Supademo was built to solve that tension.
Instead of recording yet another video or coordinating with engineering to create a sandbox, presales teams can use Supademo to create interactive, click-through demos in minutes.
These demos mirror real user flows and can be easily tailored to fit different personas, verticals, or deal stages. And when the product changes? Just swap a step or two, no need to re-record from scratch.
Key features built for presales:
- Interactive, click-through tours that replicate your product experience.
- If there are any product updates, edit specific steps anytime, instantly.
- Engagement analytics like completion rates, click paths, and drop-offs.
- Seamless integrations with CRMs and sales tools for easy sharing.
Spare streamlined its pre-sales workflow by replacing manual demo creation with Supademo—saving 50+ hours each month and speeding up deal velocity by over $1 million across the sales team.
If you’re looking to reduce demo overhead while making every walkthrough feel personal, Supademo is worth a spin.
Try Supademo free—no signup or credit card required.
Presales enablement FAQs
What is the pre-sales role?
Pre-sales teams support the sales process by showing prospects how the product meets their specific needs. They run demos, handle technical questions, and build custom solutions to prove value before the deal is closed.
Budget allocation for presales enablement
There’s no set formula, but many teams align it with sales enablement budgets. This includes tools, training, certifications, and resources that improve presales productivity and deal impact.
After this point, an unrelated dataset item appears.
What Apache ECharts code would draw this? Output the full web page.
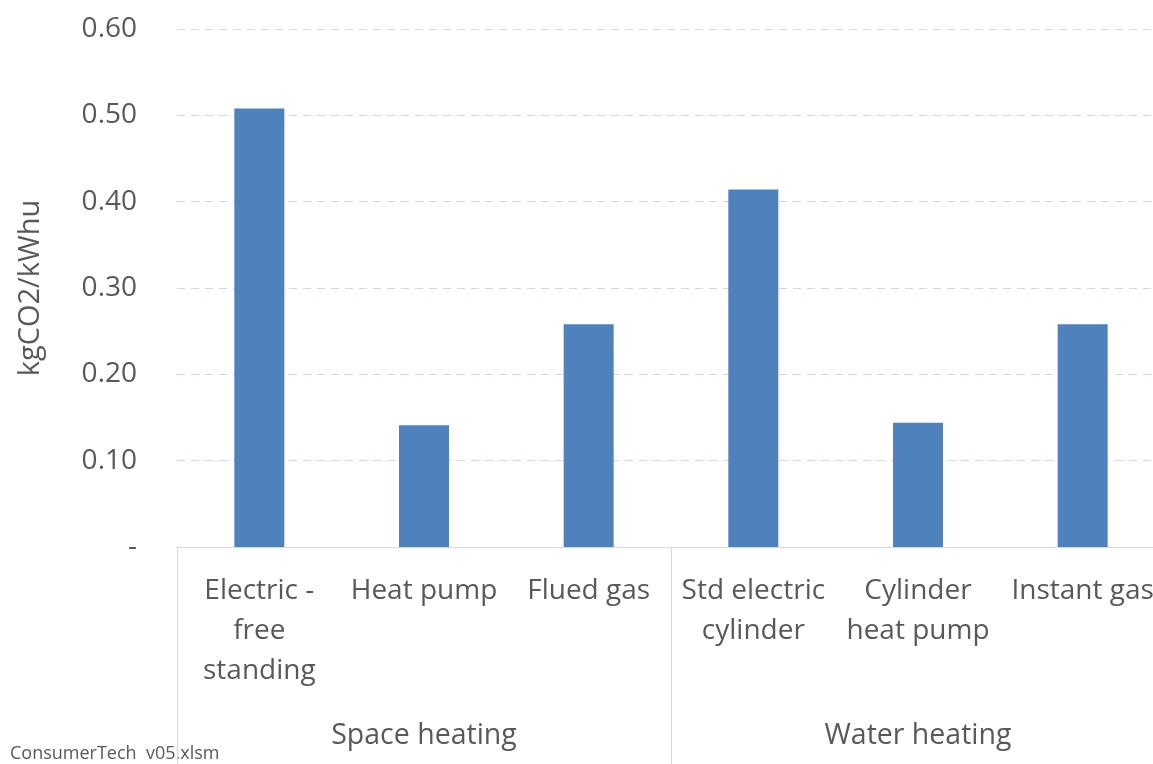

Measuring ROI of presales enablement
Start by tracking metrics like win rates, deal cycle length, and engagement with presales content. You can also look at how often assets are reused and how quickly reps can get up to speed.
Challenges in implementing presales enablement and solutions
Common hurdles include misalignment between teams and outdated content. Solve this with regular syncs, easy-to-update tools, and clear goals that keep sales and presales on the same page.
Conclusion
Presales enablement sits at the core of successful sales motions. It brings clarity to complex solutions, helps teams speak the same language, and equips buyers with the confidence to move forward. When done right, it shortens sales cycles, sharpens messaging, and turns every demo into a meaningful conversation.
The best programs don’t stop at tools—they focus on building habits, refining processes, and encouraging cross-functional alignment. Whether it’s sharing insights from sales, surfacing competitive knowledge, or reinforcing product value through tailored demos, it all adds up to a smoother path to revenue.
As the sales environment grows more nuanced, presales teams are becoming more influential. The companies that win will be the ones who empower these teams with the right mix of training, resources, and autonomy.
And while enablement takes many forms, tools like Supademo help scale those efforts by making it easy to create, share, and adapt product walkthroughs across the entire buyer journey. Because when presales teams are supported well, the results speak for themselves.